Prosecutor calls Maldives’ extension of state of emergency unconstitutional

Friday, 23 February 2018 00:00 -     - {{hitsCtrl.values.hits}}

MALE (Reuters) - The extension of a state of emergency in the Maldives was unconstitutional, the country’s prosecutor general has said, according to two sources and local media on Wednesday.

Parliament approved on Tuesday the extension sought by President Abdulla Yameen, but it was passed without the constitutionally required quorum of 43 lawmakers.

The prosecutor general, Aishath Bisham, had told police in a letter the state of emergency was unconstitutional, two senior officials of the Prosecutor General’s office told Reuters.

“The prosecutor general said that she believed the vote was unconstitutional and as a result the state of emergency is also unconstitutional,” one official said.

“She did not ask the police to release the state of emergency arrestees, but she said that she could not see any legal basis for keeping them under arrest.”

Prosecutor General’s letter comes after several travel advisories since Yameen declared the state of emergency on Feb. 5 and several tourists have been cancelling hundreds of hotel bookings every day despite government assurances that all is normal in the resort islands, far from the capital.

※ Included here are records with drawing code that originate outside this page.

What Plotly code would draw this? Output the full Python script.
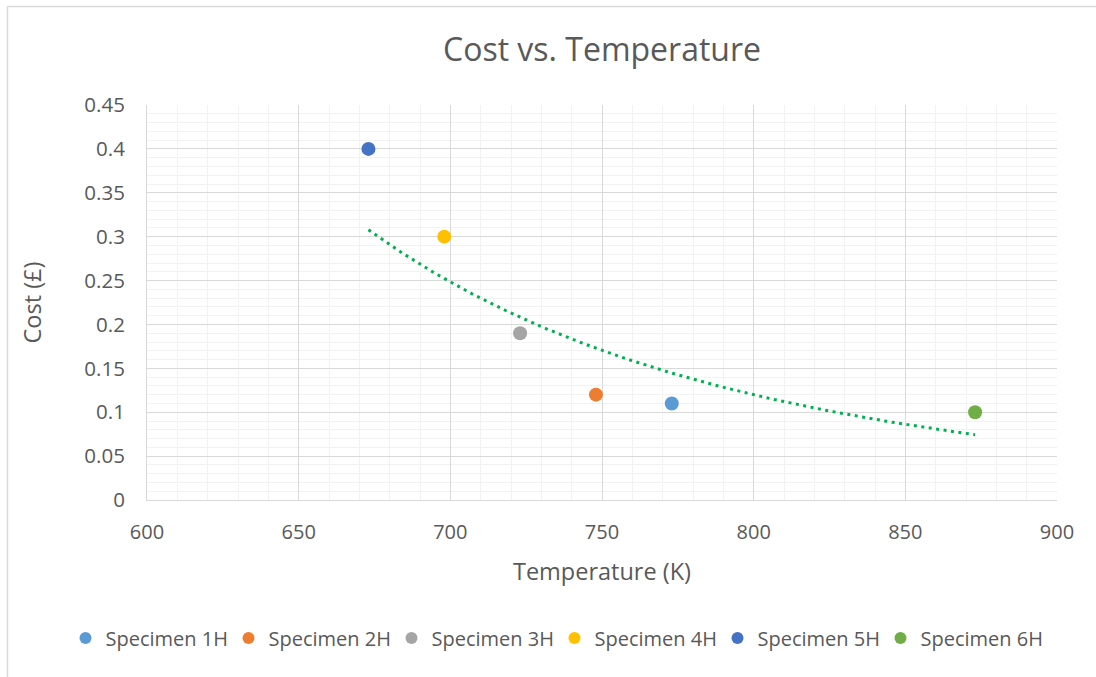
import numpy as np
import plotly.graph_objects as go

names = ["Specimen 1H", "Specimen 2H", "Specimen 3H", "Specimen 4H", "Specimen 5H", "Specimen 6H"]
temps = [773, 748, 723, 698, 673, 873]
costs = [0.11, 0.12, 0.19, 0.30, 0.40, 0.10]
colors = ["#5B9BD5", "#ED7D31", "#A5A5A5", "#FFC000", "#4472C4", "#70AD47"]

FONT = "Open Sans"
TXT = "#595959"

fig = go.Figure()
for n, t, c, col in zip(names, temps, costs, colors):
    fig.add_trace(go.Scatter(x=[t], y=[c], mode="markers", name=n,
                             marker=dict(color=col, size=14, line=dict(width=0))))

# Power trendline (least-squares fit on log-log, as Excel does)
lx = np.log(np.array(temps, float))
ly = np.log(np.array(costs, float))
b, a = np.polyfit(lx, ly, 1)
xt = np.linspace(min(temps), max(temps), 200)
yt = np.exp(a) * xt ** b
fig.add_trace(go.Scatter(x=xt, y=yt, mode="lines", showlegend=False, hoverinfo="skip",
                         line=dict(color="#00B050", width=3, dash="3px,4.5px")))

fig.update_layout(
    width=1096, height=677,
    paper_bgcolor="white", plot_bgcolor="white",
    margin=dict(l=147, r=39, t=105, b=177, autoexpand=False),
    font=dict(family=FONT, color=TXT, size=19),
    title=dict(text="Cost vs. Temperature", x=0.5, xanchor="center", xref="paper",
               y=1 - 50 / 677, yanchor="middle", font=dict(size=32, color=TXT)),
    showlegend=True,
    legend=dict(orientation="h", xref="paper", yref="paper",
                x=(65.5 - 147) / 910, xanchor="left", y=(500 - 638) / 395, yanchor="middle",
                font=dict(size=20, color=TXT), itemsizing="constant", itemwidth=30,
                entrywidth=118, entrywidthmode="pixels",
                tracegroupgap=0, traceorder="normal"),
)
fig.update_xaxes(range=[600, 900], dtick=50, tick0=600, showgrid=True, gridcolor="#D9D9D9",
                 gridwidth=1, zeroline=False, showline=True, linecolor="#D9D9D9", mirror=False,
                 ticks="", tickfont=dict(size=20, color=TXT), ticklabelstandoff=14,
                 minor=dict(dtick=10, showgrid=True, gridcolor="#F2F2F2", gridwidth=1),
                 title=dict(text="Temperature (K)", font=dict(size=23.5, color=TXT), standoff=19))
fig.update_yaxes(range=[0, 0.45], dtick=0.05, tick0=0, showgrid=True, gridcolor="#D9D9D9",
                 gridwidth=1, zeroline=False, showline=True, linecolor="#D9D9D9",
                 ticks="", tickfont=dict(size=20.5, color=TXT), tickformat="~g",
                 ticklabelstandoff=17,
                 minor=dict(dtick=0.01, showgrid=True, gridcolor="#F2F2F2", gridwidth=1),
                 title=dict(text="Cost (£)", font=dict(size=23.5, color=TXT), standoff=36))

# chart-area border (left and top edges visible)
yb = (677 - 177 - 6.5) / 395
xb = (7.5 - 147) / 910
fig.add_shape(type="line", xref="paper", yref="paper", x0=xb, x1=xb, y0=-0.5, y1=yb,
              line=dict(color="#D9D9D9", width=1.5))
fig.add_shape(type="line", xref="paper", yref="paper", x0=xb, x1=1.1, y0=yb, y1=yb,
              line=dict(color="#D9D9D9", width=1.5))

fig.write_html("out.html", config={"displayModeBar": False})
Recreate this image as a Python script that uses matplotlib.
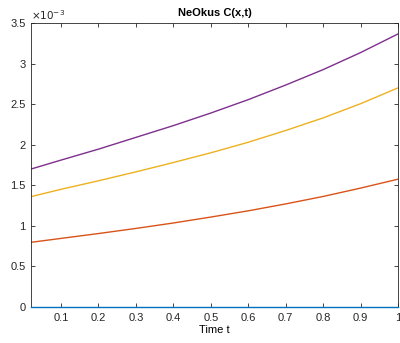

When parliament approved the extension of emergency, the ruling party legislators also sought a Supreme Court opinion through a resolution on the approval without the quorum.

In his request to extend the emergency, Yameen said a threat to national security had not diminished and a constitutional crisis had not been resolved.

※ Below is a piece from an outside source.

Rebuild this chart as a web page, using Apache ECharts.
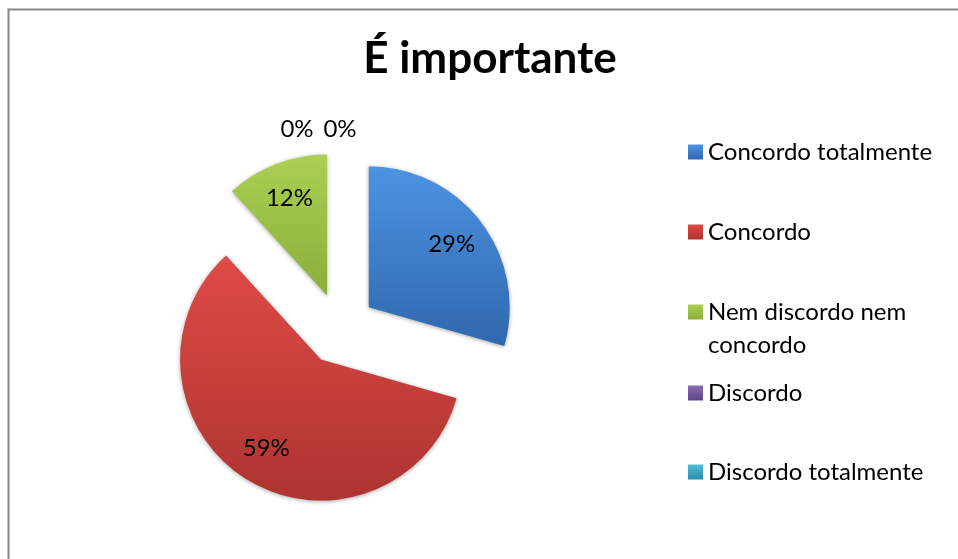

Yameen imposed a state of emergency on Feb. 5 for 15 days to annul a Supreme Court ruling that quashed convictions against nine opposition leaders and ordered his government to free those held in prison. The emergency ended on Tuesday.

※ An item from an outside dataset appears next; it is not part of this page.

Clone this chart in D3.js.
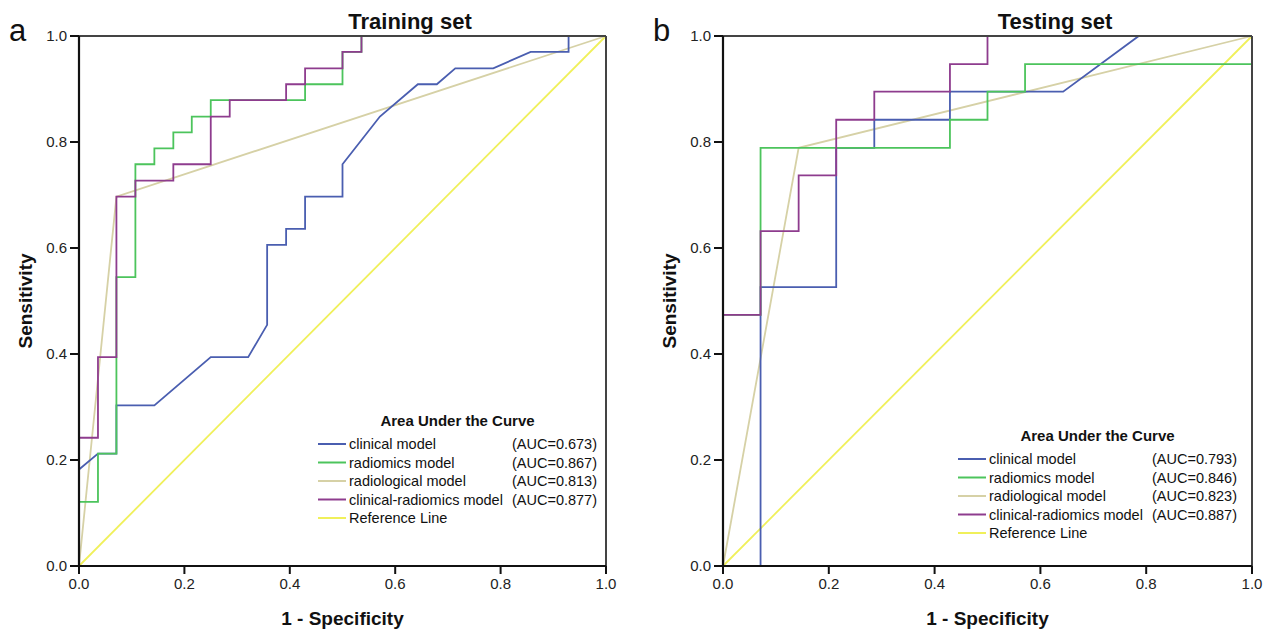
<!DOCTYPE html>
<html>
<head>
<meta charset="utf-8">
<script src="https://cdn.jsdelivr.net/npm/d3@7"></script>
<style>
  body { margin: 0; background: #fff; }
  svg { display: block; font-family: "Liberation Sans", Arial, sans-serif; }
</style>
</head>
<body>
<svg id="chart" width="1269" height="634"></svg>
<script>
// ROC points as [1 - specificity, sensitivity]
const trainClinical = [[0,0],[0,0.182],[0.036,0.212],[0.071,0.212],[0.071,0.303],[0.143,0.303],[0.25,0.394],[0.321,0.394],[0.357,0.455],[0.357,0.606],[0.393,0.606],[0.393,0.636],[0.429,0.636],[0.429,0.697],[0.5,0.697],[0.5,0.758],[0.571,0.848],[0.643,0.909],[0.679,0.909],[0.714,0.939],[0.786,0.939],[0.857,0.970],[0.929,0.970],[0.929,1],[1,1]]
const trainRadiomics = [[0,0],[0,0.121],[0.036,0.121],[0.036,0.212],[0.071,0.212],[0.071,0.545],[0.107,0.545],[0.107,0.758],[0.143,0.758],[0.143,0.788],[0.179,0.788],[0.179,0.818],[0.214,0.818],[0.214,0.848],[0.25,0.848],[0.25,0.879],[0.429,0.879],[0.429,0.909],[0.5,0.909],[0.5,0.970],[0.536,0.970],[0.536,1],[1,1]]
const trainRadiological = [[0,0],[0.071,0.697],[1,1]]
const trainCombined = [[0,0],[0,0.242],[0.036,0.242],[0.036,0.394],[0.071,0.394],[0.071,0.697],[0.107,0.697],[0.107,0.727],[0.179,0.727],[0.179,0.758],[0.25,0.758],[0.25,0.848],[0.286,0.848],[0.286,0.879],[0.393,0.879],[0.393,0.909],[0.429,0.909],[0.429,0.939],[0.5,0.939],[0.5,0.970],[0.536,0.970],[0.536,1],[1,1]]

const testClinical = [[0,0],[0.071,0],[0.071,0.526],[0.214,0.526],[0.214,0.789],[0.286,0.789],[0.286,0.842],[0.429,0.842],[0.429,0.895],[0.643,0.895],[0.786,1],[1,1]]
const testRadiomics = [[0,0],[0,0.474],[0.071,0.474],[0.071,0.789],[0.429,0.789],[0.429,0.842],[0.5,0.842],[0.5,0.895],[0.571,0.895],[0.571,0.947],[1,0.947],[1,1]]
const testRadiological = [[0,0],[0.143,0.789],[1,1]]
const testCombined = [[0,0],[0,0.474],[0.071,0.474],[0.071,0.632],[0.143,0.632],[0.143,0.737],[0.214,0.737],[0.214,0.842],[0.286,0.842],[0.286,0.895],[0.429,0.895],[0.429,0.947],[0.5,0.947],[0.5,1],[1,1]]

const referenceLine = [[0,0],[1,1]]

const seriesNames = ['clinical model', 'radiomics model', 'radiological model', 'clinical-radiomics model', 'Reference Line']
const trainAuc = ['(AUC=0.673)', '(AUC=0.867)', '(AUC=0.813)', '(AUC=0.877)']
const testAuc = ['(AUC=0.793)', '(AUC=0.846)', '(AUC=0.823)', '(AUC=0.887)']
const tickValues = [0, 0.2, 0.4, 0.6, 0.8, 1.0]

const colors = ['#4a5eb0', '#4cc45c', '#d6d1a6', '#8e3c8e', '#f0f05a']

const svg = d3.select('#chart')

function drawPanel(cfg) {
  const x = d3.scaleLinear().domain([0, 1]).range([cfg.x0, cfg.x1])
  const y = d3.scaleLinear().domain([0, 1]).range([566, 36])
  const g = svg.append('g').attr('class', 'panel-' + cfg.letter)

  const line = d3.line().x(d => x(d[0])).y(d => y(d[1]))

  // reference first, then the models (draw order as in SPSS output)
  const curves = [
    { data: referenceLine, color: colors[4] },
    { data: cfg.series[2], color: colors[2] },
    { data: cfg.series[0], color: colors[0] },
    { data: cfg.series[1], color: colors[1] },
    { data: cfg.series[3], color: colors[3] }
  ]
  g.selectAll('.curve')
    .data(curves)
    .join('path')
    .attr('class', 'curve')
    .attr('d', d => line(d.data))
    .attr('fill', 'none')
    .attr('stroke', d => d.color)
    .attr('stroke-width', 1.8)

  // frame top / right
  g.append('line')
    .attr('x1', x(0)).attr('x2', x(1))
    .attr('y1', y(1)).attr('y2', y(1))
    .attr('stroke', '#444').attr('stroke-width', 2)
  g.append('line')
    .attr('x1', x(1)).attr('x2', x(1))
    .attr('y1', y(1)).attr('y2', y(0))
    .attr('stroke', '#444').attr('stroke-width', 2)

  // axes
  const yAxis = g.append('g')
    .attr('transform', 'translate(' + x(0) + ',0)')
    .call(d3.axisLeft(y).tickValues(tickValues).tickFormat(d3.format('.1f')).tickSize(9).tickSizeOuter(0).tickPadding(3).offset(0))
  const xAxis = g.append('g')
    .attr('transform', 'translate(0,' + y(0) + ')')
    .call(d3.axisBottom(x).tickValues(tickValues).tickFormat(d3.format('.1f')).tickSize(8).tickSizeOuter(0).tickPadding(4).offset(0))
  ;[yAxis, xAxis].forEach(a => {
    a.select('.domain').attr('stroke', '#111').attr('stroke-width', 2.2)
    a.selectAll('.tick line').attr('stroke', '#111').attr('stroke-width', 2)
    a.selectAll('.tick text')
      .attr('fill', '#222')
      .attr('font-size', 15)
      .attr('font-family', '"Liberation Sans", Arial, sans-serif')
  })

  // titles
  g.append('text')
    .attr('x', cfg.titleX)
    .attr('y', 29)
    .attr('text-anchor', 'middle')
    .attr('font-size', 22)
    .attr('font-weight', 'bold')
    .attr('fill', '#111')
    .text(cfg.title)

  g.append('text')
    .attr('x', cfg.x0 - 70)
    .attr('y', 41)
    .attr('font-size', 31)
    .attr('fill', '#111')
    .text(cfg.letter)

  g.append('text')
    .attr('transform', 'translate(' + (cfg.x0 - 47) + ',' + y(0.5) + ') rotate(-90)')
    .attr('text-anchor', 'middle')
    .attr('font-size', 19)
    .attr('font-weight', 'bold')
    .attr('fill', '#111')
    .text('Sensitivity')

  g.append('text')
    .attr('x', (x(0) + x(1)) / 2)
    .attr('y', 625)
    .attr('text-anchor', 'middle')
    .attr('font-size', 19)
    .attr('font-weight', 'bold')
    .attr('fill', '#111')
    .text('1 - Specificity')

  // legend
  const lg = g.append('g').attr('class', 'legend')
  lg.append('text')
    .attr('x', (cfg.legX + cfg.legEnd) / 2)
    .attr('y', cfg.legY - 18)
    .attr('text-anchor', 'middle')
    .attr('font-size', 15)
    .attr('font-weight', 'bold')
    .attr('fill', '#111')
    .text('Area Under the Curve')

  const rows = lg.selectAll('.row')
    .data(seriesNames)
    .join('g')
    .attr('class', 'row')
    .attr('transform', (d, i) => 'translate(0,' + (cfg.legY + i * 18.5) + ')')
  rows.append('line')
    .attr('x1', cfg.legX).attr('x2', cfg.legX + 28)
    .attr('stroke', (d, i) => colors[i])
    .attr('stroke-width', 2)
  rows.append('text')
    .attr('x', cfg.legX + 31)
    .attr('dy', '0.35em')
    .attr('font-size', 14.5)
    .attr('fill', '#111')
    .text(d => d)
  rows.filter((d, i) => i < 4).append('text')
    .attr('x', cfg.legEnd)
    .attr('dy', '0.35em')
    .attr('text-anchor', 'end')
    .attr('font-size', 14.5)
    .attr('fill', '#111')
    .text((d, i) => cfg.auc[i])
}

drawPanel({
  letter: 'a', title: 'Training set', x0: 79, x1: 606, titleX: 410,
  series: [trainClinical, trainRadiomics, trainRadiological, trainCombined],
  auc: trainAuc, legX: 318, legEnd: 597, legY: 444
})
drawPanel({
  letter: 'b', title: 'Testing set', x0: 723, x1: 1252, titleX: 1055,
  series: [testClinical, testRadiomics, testRadiological, testCombined],
  auc: testAuc, legX: 958, legEnd: 1237, legY: 459
})
</script>
</body>
</html>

The Supreme Court after the parliament vote on Tuesday issued a temporary stay, asking all state institutions to follow the state of emergency declaration until it deliberated on a resolution submitted to the court by the parliament. The resolution raised questions about the legality of the vote to extend the state of emergency.

Abdul Raheem Abdulla, the vice president Yameen’s Progressive Party of Maldives (PPM) said the Supreme Court’s stay order means that the Court has seen the state of emergency declaration vote as “something that can be lawfully done”.

Ahmed Mahloof, an opposition spokesperson, said the president was forcing the police to keep the people arrested in detention, despite the prosecutor general’s letter.

“The chief justice and a judge of the court are detained illegally,” Mahloof told reporters. “The Supreme Court can’t deliberate without the chief justice. They can’t even use the seal of the court without the permission of the chief justice.”

Police dispersed night protests by opposition supporters who have been demanding the detention of president Yameen and release of opposition leaders.

Under the emergency, Yameen’s administration has arrested the chief justice, another Supreme Court judge and former president Maumoon Abdul Gayoom on allegations of attempting to overthrow the government.

Though Yameen has ignored the court rulings, he has stopped short of saying he will not obey them. He has, however, fired two police chiefs who said they would uphold the rulings, and he continues to jail opposition members.